Meneropong kebijakan seperti ini maka alat ukurnya adalah konstitusi dan peraturan perundang-undangan apakah kebijakan seperti ini memiliki kekuatan hukum dan keabsahan hukum baik secara legalitas maupun secara konstitusional.
Apakah suatu surat edaran memiliki kekuatan memaksa atau memiliki kekuatan hukum mengikat secara konstitusi dan peraturan perudang-undangan.
Pertama kalau kita belajar hukum tata negara maka kita dengan muda memahami bahwa setiap aturan pembatasan terhadap hak warga negara harus dengan undang-undang berdasarkan pasal 28J ayat (2) UUD NRI Tahun 1945 maka, dalam konteks prinsip dasar konstitusi dan prinsip hirarki peraturan perundang-undangan tersebut menyampingkan setiap kebijakan negara atau keputusan yang diambil pemerintah dalam bentuk peraturan dibawah undang- undang.
Apalagi melalui produk peraturan kebijakan atau beleid sejenis surat edaran adalah peraturan perundang-undangan semu (pseudo wetgeving) berlaku secara internal dan bukan merupakan jenis peraturan perundang-undangan (regeling) berdasarkan UU 12 Tahun 2011 tentang Pembentukan Peraturan Perundang-Undangan bukan pula Keputusan (beschikking) sehingga dari sisi kekuatan legitimasi hukumnya akan bermasalah apalagi jika suatu SE memuat sanksi memuat sanksi sosial, sanksi denda dan sanksi lainnya.
Kedua, apakah larangan mudik ini masih dalam konteks PSBB atau bentuk lain dari karantina sehingga mempertanyakannya secara hukum sepertinya beralasan sehingga apakah SE seperti ini memiliki basis legitimasi yuridis yang kuat.
Seperti diketahui status hukum penanangan covid-19 adalah PP. 21 Tahun 2020 tentang Pembatasan Sosial Berskala Besar (PSBB) dan keadaan darurat kesehatan melalui kebijakan PSBB bukan darurat hukum atau negara dalam keadaan darurat atau kebijakan karantina wilayah. Dalam pasal 4 PP ini disebutkan PSBB paling sedikit meliputi:
a. Peliburan sekolah dan tempat kerja;
b.pembatasan kegiatan keagamaan dan/atau pembatasan kegiatan di tempat atau fasilitas umum.
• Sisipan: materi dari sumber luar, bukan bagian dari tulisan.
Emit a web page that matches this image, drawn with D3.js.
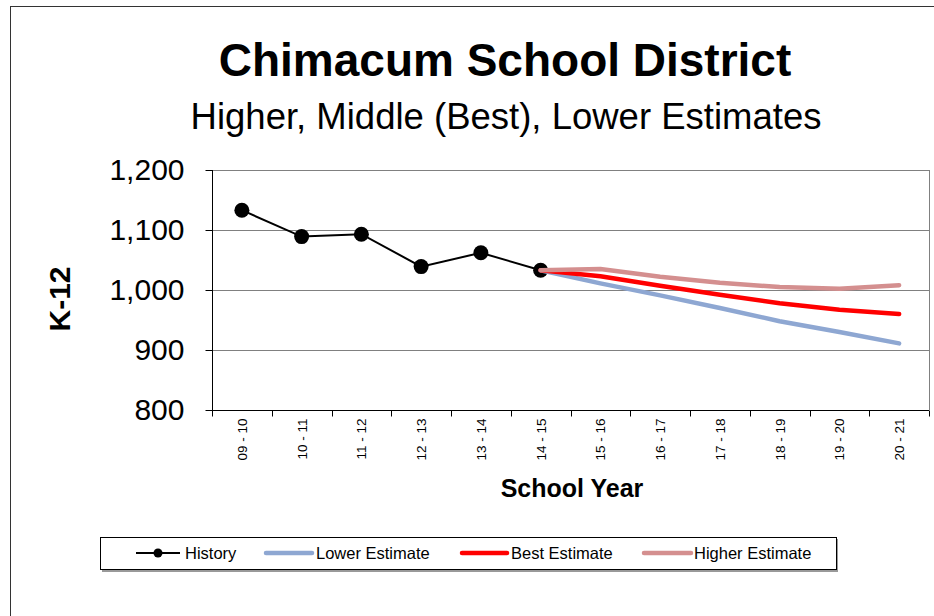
<!DOCTYPE html>
<html><head><meta charset="utf-8">
<script src="https://cdn.jsdelivr.net/npm/d3@7"></script>
<style>body{margin:0;background:#fff}svg{display:block}text{font-family:Arial,"Liberation Sans",sans-serif}</style>
</head><body>
<script>
const categories = ["09 - 10","10 - 11","11 - 12","12 - 13","13 - 14","14 - 15","15 - 16","16 - 17","17 - 18","18 - 19","19 - 20","20 - 21"];
const historyValues = [1133, 1089, 1093, 1039, 1062, 1033];
const forecastCats = ["14 - 15","15 - 16","16 - 17","17 - 18","18 - 19","19 - 20","20 - 21"];
const lowerValues  = [1033, 1011, 991, 970, 948, 930, 911];
const bestValues   = [1033, 1023, 1007, 992, 978, 967, 960];
const higherValues = [1033, 1035, 1022, 1012, 1005, 1002, 1008];
const yTicks = [800, 900, 1000, 1100, 1200];

const W = 934, H = 616;
const svg = d3.select("body").append("svg").attr("width", W).attr("height", H);

// outer frame
svg.append("rect").attr("x", 10.5).attr("y", 6.5).attr("width", 1000).attr("height", 1000)
  .attr("fill", "none").attr("stroke", "#333").attr("stroke-width", 1);

const L = 212, R = 929, T = 170, B = 410;
const x = d3.scaleBand().domain(categories).range([L, R]);
const y = d3.scaleLinear().domain([800, 1200]).range([B, T]);
const cx = d => x(d) + x.bandwidth() / 2;

// gridlines
svg.append("g").selectAll("line").data(yTicks.filter(v => v > 800)).join("line")
  .attr("x1", L).attr("x2", R).attr("y1", d => Math.round(y(d)) + 0.5).attr("y2", d => Math.round(y(d)) + 0.5)
  .attr("stroke", "#808080").attr("stroke-width", 1);
// right border
svg.append("line").attr("x1", R + 0.5).attr("x2", R + 0.5).attr("y1", T).attr("y2", B)
  .attr("stroke", "#808080");

// y axis
const yAxis = d3.axisLeft(y).tickValues(yTicks).tickSize(7).tickPadding(21).tickFormat(d3.format(","));
const gy = svg.append("g").attr("transform", `translate(${L + 0.5},0)`).call(yAxis);
gy.select(".domain").remove();
gy.append("line").attr("y1", T).attr("y2", B).attr("stroke", "#000");
gy.selectAll(".tick line").attr("stroke", "#000");
gy.selectAll("text").attr("font-size", 30).attr("fill", "#000").attr("font-family", "Arial, 'Liberation Sans', sans-serif");

// x axis
const gx = svg.append("g").attr("transform", `translate(0,${B + 0.5})`);
gx.append("line").attr("x1", L).attr("x2", R).attr("stroke", "#000");
const bounds = categories.map(c => x(c)).concat([R]);
gx.selectAll("line.tk").data(bounds).join("line").attr("class", "tk")
  .attr("x1", d => Math.round(d) + 0.5).attr("x2", d => Math.round(d) + 0.5).attr("y1", 0).attr("y2", 6).attr("stroke", "#000");
gx.selectAll("text").data(categories).join("text")
  .attr("transform", d => `translate(${cx(d) + 5},8) rotate(-90)`)
  .attr("text-anchor", "end").attr("font-size", 13.5).attr("fill", "#000").text(d => d);

// axis titles
svg.append("text").attr("x", 572).attr("y", 497).attr("text-anchor", "middle")
  .attr("font-size", 25).attr("font-weight", "bold").text("School Year");
svg.append("text").attr("transform", "translate(70,299) rotate(-90)").attr("text-anchor", "middle")
  .attr("font-size", 30).attr("font-weight", "bold").text("K-12");

// titles
svg.append("text").attr("x", 505).attr("y", 76).attr("text-anchor", "middle")
  .attr("font-size", 46).attr("font-weight", "bold").text("Chimacum School District");
svg.append("text").attr("x", 506).attr("y", 129).attr("text-anchor", "middle")
  .attr("font-size", 36.5).text("Higher, Middle (Best), Lower Estimates");

// series
const line = d3.line().x(d => cx(d[0])).y(d => y(d[1]));
const histData = historyValues.map((v, i) => [categories[i], v]);
svg.append("path").datum(histData).attr("d", line).attr("fill", "none").attr("stroke", "#000").attr("stroke-width", 2);
svg.append("g").selectAll("circle").data(histData).join("circle")
  .attr("cx", d => cx(d[0])).attr("cy", d => y(d[1])).attr("r", 7.5).attr("fill", "#000");

const series = [
  {name: "Lower Estimate", values: lowerValues, color: "#8EA7D2"},
  {name: "Best Estimate", values: bestValues, color: "#FF0000"},
  {name: "Higher Estimate", values: higherValues, color: "#D48F8F"}
];
series.forEach(s => {
  svg.append("path").datum(s.values.map((v, i) => [forecastCats[i], v])).attr("d", line)
    .attr("fill", "none").attr("stroke", s.color).attr("stroke-width", 4.5).attr("stroke-linecap", "round").attr("stroke-linejoin", "round");
});

// legend
svg.append("rect").attr("x", 102).attr("y", 539).attr("width", 736).attr("height", 33).attr("fill", "#999");
svg.append("rect").attr("x", 100.5).attr("y", 537.5).attr("width", 736).attr("height", 32).attr("fill", "#fff").attr("stroke", "#000");
const legendItems = [
  {name: "History", color: "#000", x1: 136, x2: 180, tx: 185, w: 2, marker: true},
  {name: "Lower Estimate", color: "#8EA7D2", x1: 266, x2: 312, tx: 316, w: 4.5},
  {name: "Best Estimate", color: "#FF0000", x1: 462, x2: 507, tx: 511, w: 4.5},
  {name: "Higher Estimate", color: "#D48F8F", x1: 644, x2: 691, tx: 694, w: 4.5}
];
const ly = 553;
const lg = svg.append("g").selectAll("g").data(legendItems).join("g");
lg.append("line").attr("x1", d => d.x1).attr("x2", d => d.x2).attr("y1", ly).attr("y2", ly)
  .attr("stroke", d => d.color).attr("stroke-width", d => d.w).attr("stroke-linecap", d => d.marker ? "butt" : "round");
lg.filter(d => d.marker).append("circle").attr("cx", d => (d.x1 + d.x2) / 2).attr("cy", ly).attr("r", 4.5).attr("fill", "#000");
lg.append("text").attr("x", d => d.tx).attr("y", ly + 6).attr("font-size", 16.5).attr("fill", "#000").text(d => d.name);
</script>
</body></html>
Sehingga isu hukum yang muncul apakah kebijakan larangan mudik yang berlaku secara nasional adalah bagian dari pelaksanaan PSBB dan apakah cukup memiliki basis yuridis sepanjang berkaitan dengan status PSBB tersebut sebab kebijakan pembatasan secara normatif hanya dimungkinkan bagi wilayah yang berstatus PSBB sesuai kriteria dan penetapan dari menteri kesehatan, bukankah mayoritas daerah di Indonesia tidak berstatus PSBB, artinya rasio legisnya kegiatan pembatasan bagaimanapun bentuknya termasuk larangan mudik tidak bisa dipisahkan dengan status PSBB itu sendiri.
Dalam kaidah hukum tidak boleh ada kecacatan yuridis seperti paksaan dalam membuat kebijakan baik bentuk, format harus sesuai isi dan tujuan yang hendak dicapai dari peraturan dasarnya.
Dalam konteks kita bernegarapun demikian sebagai negara hukum yang demokratis juga diperlukan cara-cara berhukum yang tertib dengan menyandarkan suatu kebijakan pada kaidah-kaidah dan prinsip negara hukum, prinsip hak asasi manusia, prinsip demokrasi dan nilai-nilai pancasila itu sendiri harus betul diperhatikan jangan sampai alasan kehawatiran tsunami pandemi covid-19 lalu kita mulai lupa moralitas konstitusi dan kaidah-kaidah berhukum yang baik disampingkan dan nilai-nilai budaya bangsa ini.